Aging and Tissue Weakening
The connective tissue that anchors the anal cushions in place naturally loosens with age. This is a gradual, structural change: the fibers that tether the lining of the anal canal to the muscle beneath it become lax, allowing the cushions to slide downward under even normal pressure. It’s the same general process that causes skin to sag or joints to loosen elsewhere in the body.
This is why hemorrhoids become increasingly common after age 30 and peak between ages 45 and 65. Someone who tolerated years of mild straining without symptoms may find that the same habits now produce bleeding or prolapse, simply because the supporting tissue is no longer as resilient.
Heavy Lifting and Physical Strain
Any activity that forces you to hold your breath and bear down raises pressure inside your abdomen, and that pressure transmits directly to the rectal veins. Weightlifting is the most obvious example. The mechanics are nearly identical to straining on the toilet: you brace your core, trap air in your lungs, and push. That drives force downward onto the pelvic floor.

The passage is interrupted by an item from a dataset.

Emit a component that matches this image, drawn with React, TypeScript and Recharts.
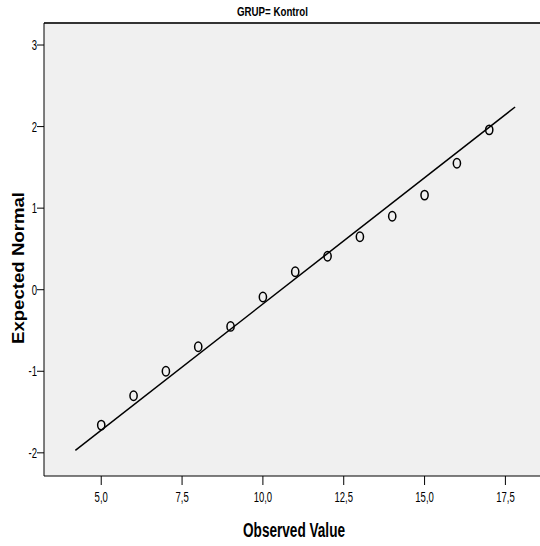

This doesn’t mean exercise causes hemorrhoids in every case, but heavy lifting with poor breathing technique over months or years is a recognized contributor. Jobs that involve frequent heavy lifting carry a similar risk. Proper breathing during exertion, exhaling as you lift rather than holding your breath, reduces the pressure spike considerably.
Obesity and Sedentary Lifestyle
Excess body weight, particularly around the abdomen, creates sustained pressure on the pelvic veins in much the same way a pregnant uterus does. The effect is constant rather than intermittent, which means the venous cushions are under load throughout the day. Prolonged sitting at a desk or in a vehicle adds to this by reducing blood flow from the pelvic region and keeping mild pressure on the anal area for hours at a stretch.
Physical inactivity also slows bowel motility, making constipation more likely, which circles back to straining. Regular movement, even walking, promotes healthy bowel function and improves venous return from the lower body.
What About Liver Disease?
It’s a common assumption that liver disease and the elevated venous pressure it causes would lead to hemorrhoids, since the veins draining the rectum connect to the portal venous system. Research, however, doesn’t support this link clearly. A study measuring venous pressure in patients with cirrhosis found no significant difference in pressure levels between those with and without hemorrhoids. The swollen veins that sometimes appear in the rectal area of cirrhosis patients (anorectal varices) are a separate entity from true hemorrhoids, though they can look similar. Liver disease may worsen existing hemorrhoids, but it doesn’t appear to be a primary cause of them.
Putting the Causes Together
Internal hemorrhoids rarely result from a single factor. They typically develop when several causes overlap: aging tissue plus a low-fiber diet, or pregnancy plus chronic constipation, or a desk job plus heavy gym sessions. The common thread across nearly every cause is sustained or repeated pressure on the vascular cushions of the anal canal, combined with weakened connective tissue that can no longer hold those cushions in place. Targeting the modifiable factors, particularly fiber intake, toilet habits, hydration, and physical activity, addresses the most common drivers regardless of which specific combination applies to you.